Marx pointed out that no people could ever be free if it enslaved another people. Israel rules over a large and disaffected population of Palestinians who are learning on their televisions how to overthrow tyranny. On the West Bank the Palestinians are held down with the help of the Palestinian Authority’s police. But it is open to question whether Palestinian police units, or Israeli security forces, would be able to crush a mass democracy movement, after Egypt’s powerful army refused to fire on the people.
The separate peace signed by Israel and Egypt in 1979 was a betrayal of the Palestinian cause and is deeply unpopular in most of the Arab world. The backing of Egypt has been an important element in helping the continuing Israeli occupation of the Palestinian territories conquered in 1967.
The Oslo agreement between Israel and the Palestinians in 1993 was a new betrayal. The so-called Palestinian territories are nothing more than a version of the South African Bantustans. It was a cruel mockery of a homeland and none of the basic demands of the Palestinians were conceded. Israel continued to rule the roost. Since then things have gone from bad to worse.
Now the fall of Israel’s most powerful regional ally has radically altered the whole equation. It has shaken the Israeli government and called into question the deep-seated belief that the occupation of the Palestinian territories can be sustained indefinitely. Overnight the carefully prepared plans of the imperialists are in ruins.
Decades of so-called armed struggle and negotiations have led nowhere. But the revolutionary movement poses the Palestinian question in a completely different light. The ruling clique in Israel is not at all worried about Hamas’ rockets and suicide bombers. On the contrary, every rocket that falls on an Israeli village serves to push Israeli public opinion behind the government. But a Palestinian Intifada, combined with the Arab Revolution in Egypt and Jordan, is another matter altogether.
As a military power, Israel may be unbeatable. In the event of a war with Egypt, Israel would probably win again. But could it win against masses of protesters in town squares across the West Bank, Gaza and Israel too, demanding political rights for Palestinians? This is a question that must keep the Israeli generals and politicians awake at night.
The fall of Mubarak has very serious implications for Israel. In the best case, Israel’s defence spending will have to rise still further, as its rulers contemplate the threat of a war in the south. This will put further strains on an economy that was already in crisis. New cuts and attacks on living standards will be the result, putting an intensification of the class struggle on the order of the day in Israel.

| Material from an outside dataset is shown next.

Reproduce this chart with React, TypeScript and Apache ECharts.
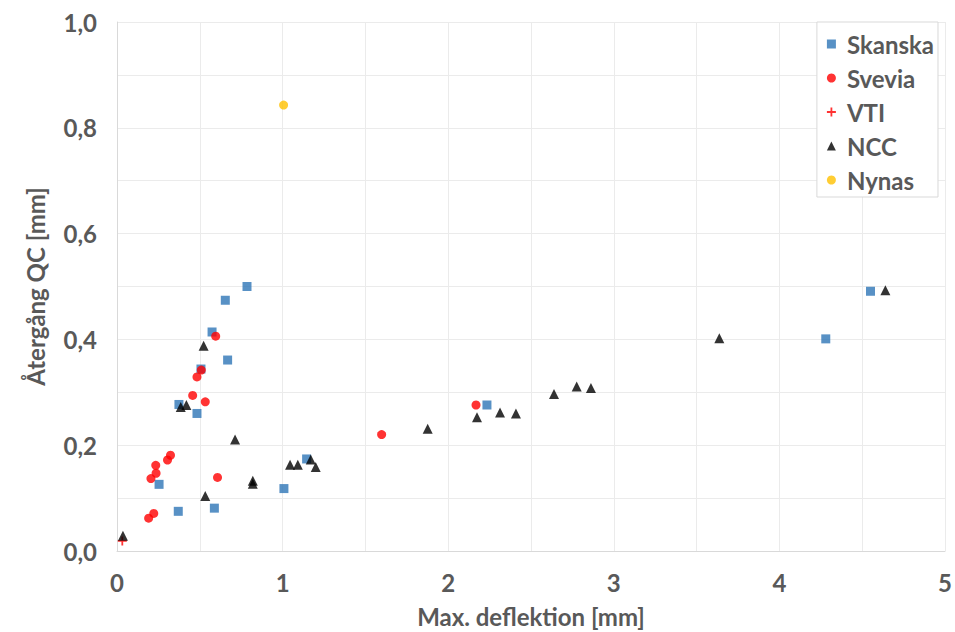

Netanyahu imagined that his country was an island of stability and democracy that could not be affected by revolution. But basically, Israel is just another Middle Eastern country that is threatened by the revolutionary wave emanating from Tunisia and Egypt. There are new contradictions inside Israel. The increase in fuel and water has made Israel one of the most expensive countries to live in the world. The Histadrut (Israeli trade unions) leadership has been playing with the idea of a national strike.
The events in Tunisia and Egypt will have profound consequences for the Palestinians. The Palestinians have been betrayed by everyone they put their trust in, beginning with the supposedly friendly Arab regimes and ending with their own leaders. The latest revelations by Wikileaks had exposed the scandalous collusion of Abbas with the Israelis and Americans. This will have a big effect on the psychology of the Palestinian masses.
For forty years, the PLO leadership has betrayed the Palestinian cause. The PLO could have taken power in Jordan in 1970. Then the whole history of the region would have been different. But the petty bourgeois nationalist leadership refused to attack their "Arab brothers". So the Jordanian monarch mobilized the Bedouins who (with the help of the Pakistani Army) slaughtered thousands of Palestinians. It is a fact that many more Palestinians have been killed by Arab "brothers" than by the Israelis.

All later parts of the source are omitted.